First time was by the guy who worked at the newsstand. He’d been toying with me for months, and I finally called his bluff and asked him to come with me to a Pirates game. We were supposed to meet at the newsstand. When I got there, he wasn’t, and his brother told me the guy was “visiting his son…and his son’s mom.” Well, I wasn’t too fazed by that, since I hadn’t had a real emotional investment in the guy, but I didn’t think the brother needed to add, “Maybe this is his way of telling you he doesn’t want to get involved.” Really. Maybe “his way” could have been to decline the invitation outright, eh?
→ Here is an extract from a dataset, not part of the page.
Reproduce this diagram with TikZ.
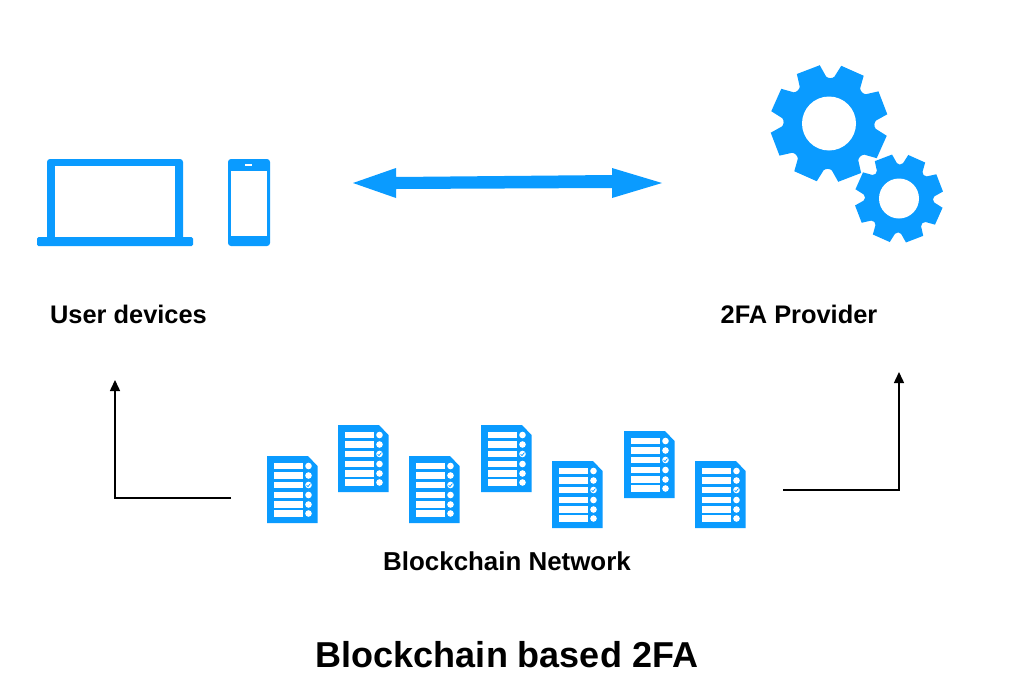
\documentclass[tikz,border=0pt]{standalone}
\usepackage{fontspec}
\setmainfont{Liberation Sans}
\usetikzlibrary{arrows.meta}
\definecolor{iconblue}{HTML}{0A9BFF}
\tikzset{
  every picture/.style={x=1pt,y=-1pt},
  label text/.style={font=\bfseries\fontsize{25.4}{28}\selectfont,text=black,inner sep=0pt,anchor=center},
  net text/.style={font=\bfseries\fontsize{25.9}{28}\selectfont,text=black,inner sep=0pt,anchor=center},
  title text/.style={font=\bfseries\fontsize{36}{40}\selectfont,text=black,inner sep=0pt,anchor=center},
  icon/.style={fill=iconblue,draw=none},
  hole/.style={fill=white,draw=none},
  connector/.style={draw=black,line width=1.5pt,-{Triangle[length=11pt,width=10pt]}}
}
\newcommand{\docicon}[3]{%
  \begin{scope}[shift={(#1,#2)}]
    \node[inner sep=0pt,minimum size=0pt] (#3) at (25,33) {};
    \fill[icon] (0,0) -- (41,0) -- (50.5,10) -- (50.5,67) -- (0,67) -- cycle;
    \foreach \yy in {10,19.5,29,39,48.5,57.5}{
      \fill[hole] (6.5,\yy-3.1) rectangle (36,\yy+3.1);
      \fill[hole] (41.5,\yy) circle (3.3);
    }
    \draw[iconblue,line width=0.7pt] (39.6,29.2) -- (41,30.6) -- (43.4,27.6);
  \end{scope}}
\newcommand{\gearshape}[6]{% x,y,outer,root,hole,name
  \begin{scope}[shift={(#1,#2)},y=1pt]
    \node[inner sep=0pt,minimum size=0pt] (#6) at (0,0) {};
    \fill[icon] (-36:#3)
      \foreach \a in {-24,21,...,291}{
        -- ({\a-12}:#3) -- ({\a+12}:#3) -- ({\a+17.5}:#4)
        .. controls ({\a+20}:#4-2) and ({\a+25}:#4-2) .. ({\a+27.5}:#4)
      } -- cycle;
    \fill[hole] (0,0) circle (#5);
  \end{scope}}
\begin{document}
\begin{tikzpicture}
\useasboundingbox (0,0) rectangle (1021,699);
\fill[white] (0,0) rectangle (1021,699);
% laptop
\fill[icon,rounded corners=3pt] (47,240) -- (47,159) -- (183,159) -- (183,240) -- cycle;
\fill[hole] (55,166) rectangle (175,238);
\fill[icon,rounded corners=1.5pt] (37,237) rectangle (193,246);
% phone
\fill[icon,rounded corners=3pt] (228,159) rectangle (270,246);
\fill[hole] (231,171) rectangle (267,236);
\fill[hole] (245,164) rectangle (252,166);
% gears
\gearshape{829}{123.5}{59}{47}{27}{biggear}
\gearshape{899}{198.5}{44.5}{35.5}{20}{smallgear}
% double arrow
\fill[icon] (353,183) -- (396,168) -- (396,177) -- (612,175) -- (612,168) -- (662,183) -- (612,198) -- (612,188) -- (396,189) -- (396,198) -- cycle;
% docs
\docicon{267}{456}{d1}
\docicon{338}{425}{d2}
\docicon{409}{456}{d3}
\docicon{481}{425}{d4}
\docicon{552}{461}{d5}
\docicon{624}{431}{d6}
\docicon{695}{461}{d7}
% connectors
\coordinate (la) at (231,498);
\coordinate (lb) at (115,380);
\coordinate (ra) at (783,490);
\coordinate (rb) at (899,372);
\draw[connector] (la) -| (lb);
\draw[connector] (ra) -| (rb);
% labels
\node[label text] (user) at (128.5,314) {User devices};
\node[label text] (prov) at (799,314) {2FA Provider};
\node[net text] (net) at (507,561) {Blockchain Network};
\node[title text] (title) at (507,654.5) {Blockchain based 2FA};
\end{tikzpicture}
\end{document}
Second time was by a guy in whom I did have an emotional investment. He was out of town for the summer, but came back for a weekend. He called, and we agreed to meet at such-and-such place, but didn’t nail down a time; it was just supposed to be whatever time the bus got him there. Well, I show up and he doesn’t. I finally track him down at the hotel. Long story short, the bus had gotten him to the meeting place sooner than I could walk to it. But—he waited five minutes for me. I waited an hour and a fucking half. He didn’t have as much invested in me as I had in him. I should have been able to see that earlier…
Third time is the one that still burns my ass. It was Friday night, and I wanted to see Holy Grail at the Playhouse, but I let this fucknugget talk me into dinner instead, someplace really nice. I get all dolled up and arrive at Station Square early. This time, I only waited half an hour before packing it in. When I finally caught up with this fuck, he claimed to already have been at Station Square, and what was I upset about? Dinner? He’d been having dinner. Yeah, with someone else, what of it? Oh…that. Well, see, I had been supposed to call him midweek, to remind him. Since I hadn’t, he’d forgotten and made other plans. And he really didn’t appreciate people cursing at him in public.
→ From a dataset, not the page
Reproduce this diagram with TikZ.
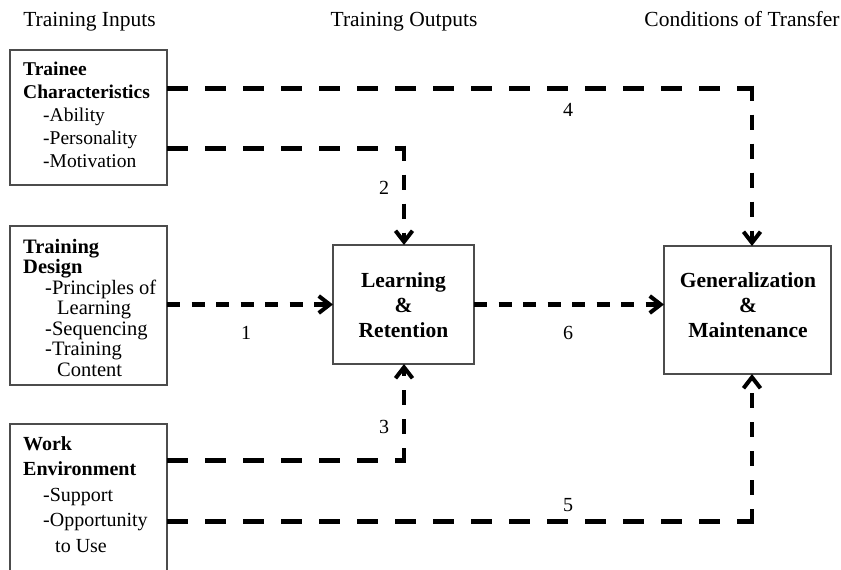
\documentclass[tikz,border=0pt]{standalone}
\usepackage{fontspec}
\setmainfont{Liberation Serif}
\usetikzlibrary{arrows.meta}
\begin{document}
\begin{tikzpicture}[x=1pt,y=-1pt,
  box/.style={rectangle,draw=black!70,line width=1.3pt,inner sep=0pt,outer sep=0pt},
  heading/.style={font=\fontsize{21.5}{24}\selectfont,anchor=base,inner sep=0pt},
  listtext/.style={align=left,anchor=north west,inner sep=0pt},
  centretext/.style={align=center,font=\bfseries\fontsize{21.5}{25}\selectfont,inner sep=0pt},
  num/.style={font=\fontsize{20}{24}\selectfont,inner sep=0pt},
  longdash/.style={line width=5pt,dash pattern=on 21pt off 17pt},
  shortdash/.style={line width=4.5pt,dash pattern=on 13pt off 11.5pt},
  risedash/.style={line width=4pt,dash pattern=on 15pt off 14pt},
  barbtip/.style={-{Straight Barb[length=11pt,width=17pt,line width=4pt]}}
]
\useasboundingbox (0,0) rectangle (841,570);

% column headings
\node[heading] (hIn)  at (89.5,26) {Training Inputs};
\node[heading] (hOut) at (404,26)  {Training Outputs};
\node[heading] (hTr)  at (742,26)  {Conditions of Transfer};

% input boxes
\node[box,minimum width=157pt,minimum height=135pt] (trainee) at (88.5,117.5) {};
\node[box,minimum width=157pt,minimum height=159pt] (design)  at (88.5,305.5) {};
\node[box,minimum width=157pt,minimum height=150pt] (work)    at (88.5,499)   {};

\node[listtext,font=\fontsize{19.5}{23}\selectfont] (traineeText) at (23,62)
  {\textbf{Trainee}\\ \textbf{Characteristics}\\
   \hspace*{20pt}-Ability\\ \hspace*{20pt}-Personality\\ \hspace*{20pt}-Motivation};
\node[listtext,font=\fontsize{20.5}{20.5}\selectfont] (designText) at (23,239)
  {\textbf{Training}\\ \textbf{Design}\\
   \hspace*{22pt}-Principles of\\ \hspace*{34pt}Learning\\
   \hspace*{22pt}-Sequencing\\ \hspace*{22pt}-Training\\ \hspace*{34pt}Content};
\node[listtext,font=\fontsize{20}{25.5}\selectfont] (workText) at (23,436)
  {\textbf{Work}\\ \textbf{Environment}\\
   \hspace*{20pt}-Support\\ \hspace*{20pt}-Opportunity\\ \hspace*{32pt}to Use};

% output boxes
\node[box,minimum width=141pt,minimum height=119pt] (learn) at (403.5,304.5) {};
\node[box,minimum width=167pt,minimum height=128pt] (gen)   at (747.5,310)   {};
\node[centretext] (learnText) at (403.5,305) {Learning\\ \&\\ Retention};
\node[centretext] (genText)   at (748,305)   {Generalization\\ \&\\ Maintenance};

% corner points of the bent connectors
\coordinate (c2) at (404,148);
\coordinate (c3) at (404,460);
\coordinate (c4) at (752,88);
\coordinate (c5) at (752,521);

% 1: design -> learning
\draw[shortdash,barbtip] (design.east |- learn.west) -- (learn.west);
% 6: learning -> generalization
\draw[shortdash,barbtip] (learn.east) -- (learn.east -| gen.west);
% 2: trainee -> learning
\draw[longdash] (trainee.east |- c2) -- ([xshift=2pt]c2);
\draw[risedash,barbtip] ([yshift=2.5pt]c2) -- (c2 |- learn.north);
% 3: work -> learning
\draw[longdash] (work.east |- c3) -- ([xshift=2pt]c3);
\draw[risedash,barbtip] ([yshift=-2.5pt]c3) -- (c3 |- learn.south);
% 4: trainee -> generalization
\draw[longdash] (trainee.east |- c4) -- ([xshift=2pt]c4);
\draw[risedash,barbtip] ([yshift=2.5pt]c4) -- (c4 |- gen.north);
% 5: work -> generalization
\draw[longdash] (work.east |- c5) -- ([xshift=2pt]c5);
\draw[risedash,barbtip] ([yshift=-2.5pt]c5) -- (c5 |- gen.south);

% connector numbers
\node[num] (n1) at (246,333) {1};
\node[num] (n2) at (384,188) {2};
\node[num] (n3) at (384,427) {3};
\node[num] (n4) at (568,110) {4};
\node[num] (n5) at (568,505) {5};
\node[num] (n6) at (568,333) {6};
\end{tikzpicture}
\end{document}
Now, I know I was better off without him, and this would have been our first “date” anyway. But god damn it, I could have been watching Holy Grail on the big screen, in a theater! I never got to see it thus, and still haven’t! And since revival theaters are going the same way as drive-ins, I probably never will! I only hope that, by now, karma has caught up with him. (I did the right thing with the newsstand guy. In that case, I just went on to the game and enjoyed it anyway.)
Mr. Rilch and I met and started dating in the spring of 1993. He never stood me up, and was never late. Came close once (Reservoir Dogs at the Beehive), and told me afterwards that if he’d known of my past history, he would simply have opened a vein while he was stuck in traffic. But see, it meant just as much to him!